O pai olhou-a com incisão, pressentindo haver por ali qualquer coisa…
- Macacos me mordam se aqui não há gato…
Havia. Era o Tareco. Acabara de assomar-se à porta e entrar.
As filhas e a mulher riram-se.
- bichuuuu bichuuuu (era assim que chamavam o Tareco quando lhe queriam dar qualquer coisa de comer) A cauda espetada no ar percorria o curto trajecto da entrada da casa até à mao dos donos...

1 comentário:

  1. "...
    - Estive mesmo para me levantar…
    A noiva engasgou-se a beber a caneca de leite!
    O pai olhou-a com incisão, pressentindo haver por ali qualquer coisa…
    ..."

    Sr.

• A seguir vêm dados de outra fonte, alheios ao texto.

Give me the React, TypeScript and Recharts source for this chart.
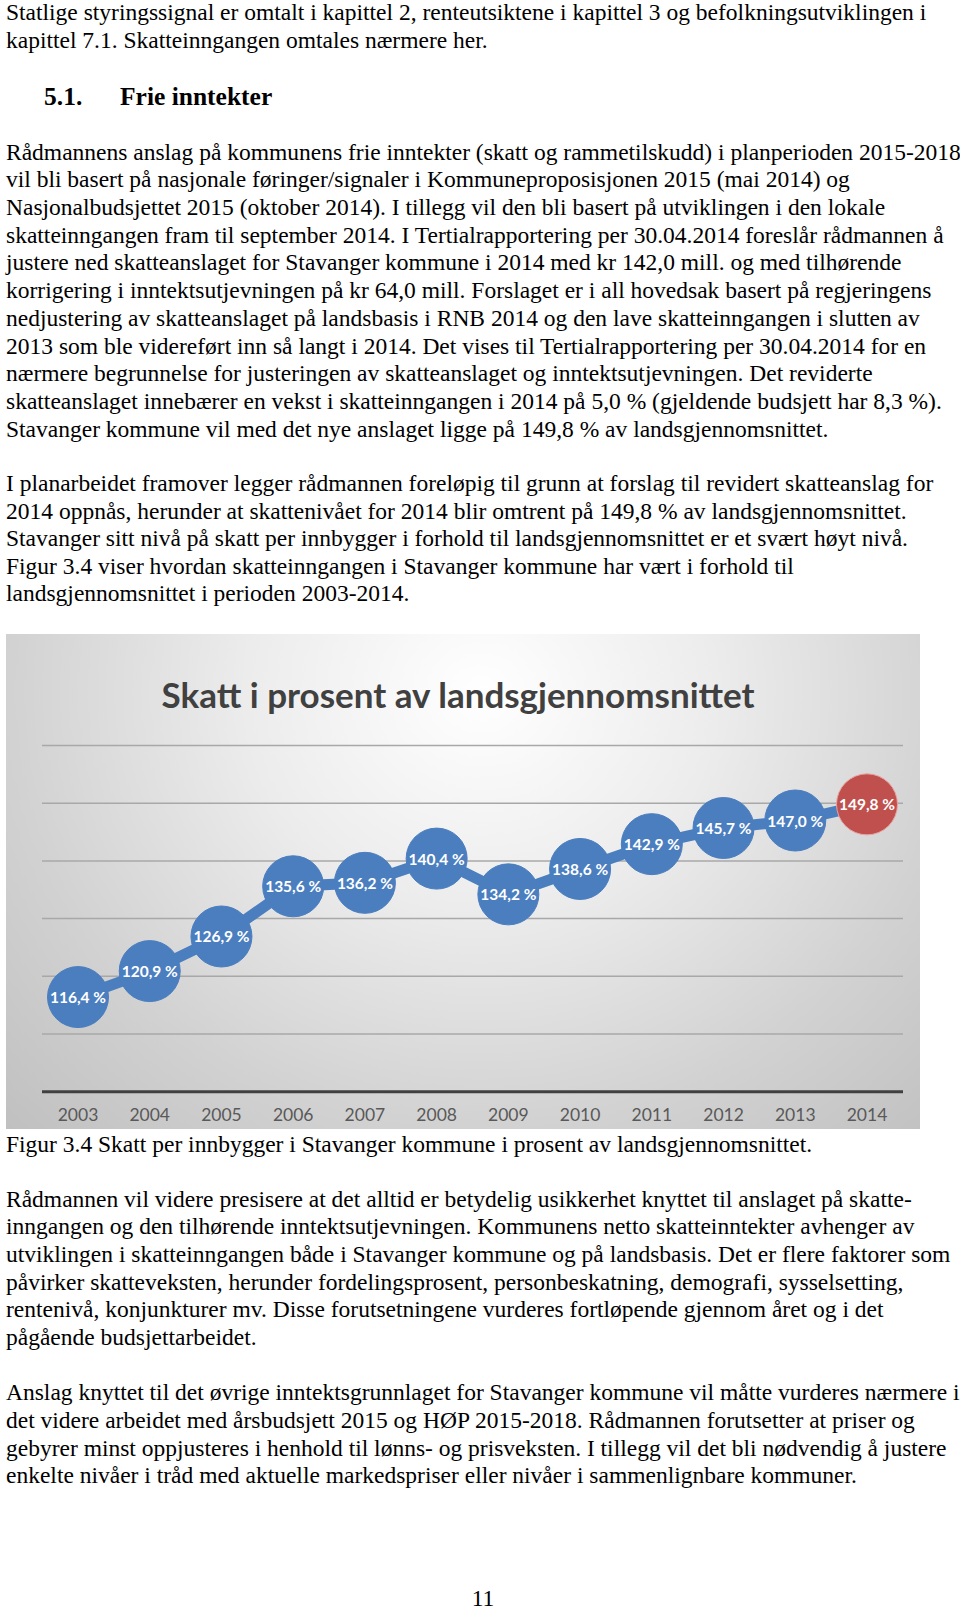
import React from 'react';
import { LineChart, Line, XAxis, YAxis, CartesianGrid } from 'recharts';

// ---------- chart data ----------
const years = ['2003', '2004', '2005', '2006', '2007', '2008', '2009', '2010', '2011', '2012', '2013', '2014'];
const values = [116.4, 120.9, 126.9, 135.6, 136.2, 140.4, 134.2, 138.6, 142.9, 145.7, 147.0, 149.8];
const highlightYear = '2014';
const yTicks = [100, 110, 120, 130, 140, 150, 160];
const chartTitle = 'Skatt i prosent av landsgjennomsnittet';

// ---------- page text ----------
const para1 = [
  'Statlige styringssignal er omtalt i kapittel 2, renteutsiktene i kapittel 3 og befolkningsutviklingen i',
  'kapittel 7.1. Skatteinngangen omtales nærmere her.',
];
const headingNumber = '5.1.';
const headingText = 'Frie inntekter';
const para2 = [
  'Rådmannens anslag på kommunens frie inntekter (skatt og rammetilskudd) i planperioden 2015-2018',
  'vil bli basert på nasjonale føringer/signaler i Kommuneproposisjonen 2015 (mai 2014) og',
  'Nasjonalbudsjettet 2015 (oktober 2014). I tillegg vil den bli basert på utviklingen i den lokale',
  'skatteinngangen fram til september 2014. I Tertialrapportering per 30.04.2014 foreslår rådmannen å',
  'justere ned skatteanslaget for Stavanger kommune i 2014 med kr 142,0 mill. og med tilhørende',
  'korrigering i inntektsutjevningen på kr 64,0 mill. Forslaget er i all hovedsak basert på regjeringens',
  'nedjustering av skatteanslaget på landsbasis i RNB 2014 og den lave skatteinngangen i slutten av',
  '2013 som ble videreført inn så langt i 2014. Det vises til Tertialrapportering per 30.04.2014 for en',
  'nærmere begrunnelse for justeringen av skatteanslaget og inntektsutjevningen. Det reviderte',
  'skatteanslaget innebærer en vekst i skatteinngangen i 2014 på 5,0 % (gjeldende budsjett har 8,3 %).',
  'Stavanger kommune vil med det nye anslaget ligge på 149,8 % av landsgjennomsnittet.',
];
const para3 = [
  'I planarbeidet framover legger rådmannen foreløpig til grunn at forslag til revidert skatteanslag for',
  '2014 oppnås, herunder at skattenivået for 2014 blir omtrent på 149,8 % av landsgjennomsnittet.',
  'Stavanger sitt nivå på skatt per innbygger i forhold til landsgjennomsnittet er et svært høyt nivå.',
  'Figur 3.4 viser hvordan skatteinngangen i Stavanger kommune har vært i forhold til',
  'landsgjennomsnittet i perioden 2003-2014.',
];
const caption = 'Figur 3.4 Skatt per innbygger i Stavanger kommune i prosent av landsgjennomsnittet.';
const para4 = [
  'Rådmannen vil videre presisere at det alltid er betydelig usikkerhet knyttet til anslaget på skatte-',
  'inngangen og den tilhørende inntektsutjevningen. Kommunens netto skatteinntekter avhenger av',
  'utviklingen i skatteinngangen både i Stavanger kommune og på landsbasis. Det er flere faktorer som',
  'påvirker skatteveksten, herunder fordelingsprosent, personbeskatning, demografi, sysselsetting,',
  'rentenivå, konjunkturer mv. Disse forutsetningene vurderes fortløpende gjennom året og i det',
  'pågående budsjettarbeidet.',
];
const para5 = [
  'Anslag knyttet til det øvrige inntektsgrunnlaget for Stavanger kommune vil måtte vurderes nærmere i',
  'det videre arbeidet med årsbudsjett 2015 og HØP 2015-2018. Rådmannen forutsetter at priser og',
  'gebyrer minst oppjusteres i henhold til lønns- og prisveksten. I tillegg vil det bli nødvendig å justere',
  'enkelte nivåer i tråd med aktuelle markedspriser eller nivåer i sammenlignbare kommuner.',
];
const pageNumber = '11';

// ---------- layout ----------
const SERIF = '"Liberation Serif", "Times New Roman", serif';
const BODY_SIZE = 23.5;
const HEAD_SIZE = 25.5;
const BLUE = '#4a7ebf';
const RED = '#c0504d';

const data = years.map((year, i) => ({ year, value: values[i] }));

function TextLine({ text, baseline, size = BODY_SIZE, bold = false, left = 6 }: any) {
  const top = baseline - 0.8375 * size;
  return (
    <div
      style={{
        position: 'absolute',
        left,
        top,
        fontFamily: SERIF,
        fontSize: size,
        lineHeight: 1,
        fontWeight: bold ? 700 : 400,
        whiteSpace: 'nowrap',
        color: '#000',
      }}
    >
      {text}
    </div>
  );
}

function Paragraph({ lines, start, step }: any) {
  return (
    <>
      {lines.map((t: string, i: number) => (
        <TextLine key={i} text={t} baseline={start + i * step} />
      ))}
    </>
  );
}

const fmt = (v: number) => v.toFixed(1).replace('.', ',') + ' %';

function Bubble(props: any) {
  const { cx, cy, payload, index } = props;
  if (cx == null || cy == null) return null;
  const isHi = payload.year === highlightYear;
  const fill = isHi ? RED : BLUE;
  return (
    <g key={'dot' + index}>
      <circle cx={cx} cy={cy} r={30.5} fill={fill} stroke={isHi ? '#e9a3a1' : fill} strokeWidth={1} />
      <text
        x={cx}
        y={cy}
        textAnchor="middle"
        dominantBaseline="central"
        fill="#ffffff"
        fontFamily="Lato, sans-serif"
        fontWeight={700}
        fontSize={15.5}
      >
        {fmt(payload.value)}
      </text>
    </g>
  );
}

function YearTick(props: any) {
  const { x, y, payload } = props;
  return (
    <text
      x={x}
      y={y + 23}
      textAnchor="middle"
      dominantBaseline="central"
      fill="#595959"
      fontFamily="Lato, sans-serif"
      fontSize={17.5}
    >
      {payload.value}
    </text>
  );
}

function Chart() {
  const W = 914;
  const H = 495;
  return (
    <div
      style={{
        position: 'absolute',
        left: 6,
        top: 634,
        width: W,
        height: H,
        background:
          'radial-gradient(farthest-corner at 52% 12%, #ffffff 0%, #ececec 35%, #d2d2d2 70%, #c0c0c0 100%)',
      }}
    >
      <svg width={W} height={110} style={{ position: 'absolute', left: 0, top: 0 }}>
        <text
          x={452}
          y={74}
          textAnchor="middle"
          fill="#404040"
          fontFamily="Lato, sans-serif"
          fontWeight={700}
          fontSize={35}
        >
          {chartTitle}
        </text>
      </svg>
      <div style={{ position: 'absolute', left: 0, top: 0 }}>
        <LineChart width={W} height={H} data={data} margin={{ top: 111.5, right: 17, bottom: 7.3, left: 36 }}>
          <CartesianGrid vertical={false} stroke="#a8a8a8" strokeWidth={1.5} />
          <YAxis hide domain={[100, 160]} ticks={yTicks} />
          <XAxis
            dataKey="year"
            interval={0}
            height={30}
            padding={{ left: 36, right: 36 }}
            tickLine={false}
            tickSize={0}
            tickMargin={0}
            axisLine={{ stroke: '#404040', strokeWidth: 3 }}
            tick={<YearTick />}
          />
          <Line
            type="linear"
            dataKey="value"
            stroke={BLUE}
            strokeWidth={11}
            dot={<Bubble />}
            activeDot={false}
            isAnimationActive={false}
          />
        </LineChart>
      </div>
    </div>
  );
}

export default function App() {
  return (
    <div
      style={{
        position: 'absolute',
        left: 0,
        top: 0,
        width: 960,
        height: 1610,
        background: '#ffffff',
        overflow: 'hidden',
      }}
    >
      <Paragraph lines={para1} start={20.6} step={27.7} />
      <TextLine text={headingNumber} baseline={105} size={HEAD_SIZE} bold left={44} />
      <TextLine text={headingText} baseline={105} size={HEAD_SIZE} bold left={120} />
      <Paragraph lines={para2} start={160.3} step={27.72} />
      <Paragraph lines={para3} start={491.9} step={27.45} />
      <Chart />
      <TextLine text={caption} baseline={1153} />
      <Paragraph lines={para4} start={1207.2} step={27.7} />
      <Paragraph lines={para5} start={1401} step={27.7} />
      <div
        style={{
          position: 'absolute',
          left: 0,
          width: 966,
          top: 1607 - 0.8375 * BODY_SIZE,
          textAlign: 'center',
          fontFamily: SERIF,
          fontSize: BODY_SIZE,
          lineHeight: 1,
        }}
      >
        {pageNumber}
      </div>
    </div>
  );
}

Escritor,

    Adoro essa noiva!

    "Monalisa"

    Nada óbvia... está prestes a casar-se e se preocupa com um vulto q lhe joga pedrinhas contra a sua janela à noite! Seria o vulto mais instigante do q o seu noivo? Seria a sua vida um vulto e as pedrinhas foram a sua epifania? Um vulto q esclareceu as suas dúvidas? Quem quer saber? Ninguém, mas o q gostei muito nesse fragmento q citei é a dualidade da noiva... ela se engasga por receio d revelar a malícia q conhece bem... e o melhor é q se engasga com leite! O tão simbólico, pueril e materno leite. É como se ela se engasgasse com a própria inocência, ou melhor, como se a inocência lhe escapasse sem q ela houvesse percebido e assim no susto a nova face se revelasse... poderia ter sido chá, café, água... mas o q não engoliu bem foi leite...
    Quizá o nobre escritor nem tivesse essa intenção, talvez seja apenas mais um devaneio meu, mas foi peculiar esse texto q a priori é tão inocente e tão humano.

    Impressões de um Girassol...

    P.S.: Esse texto tem uma elegância peculiar... gostei do estilo, do tom e especialmente do enredo. Preciso confessar q a minha respiração fica suspensa com medo do q virá... a sua mente é fértil demais!!!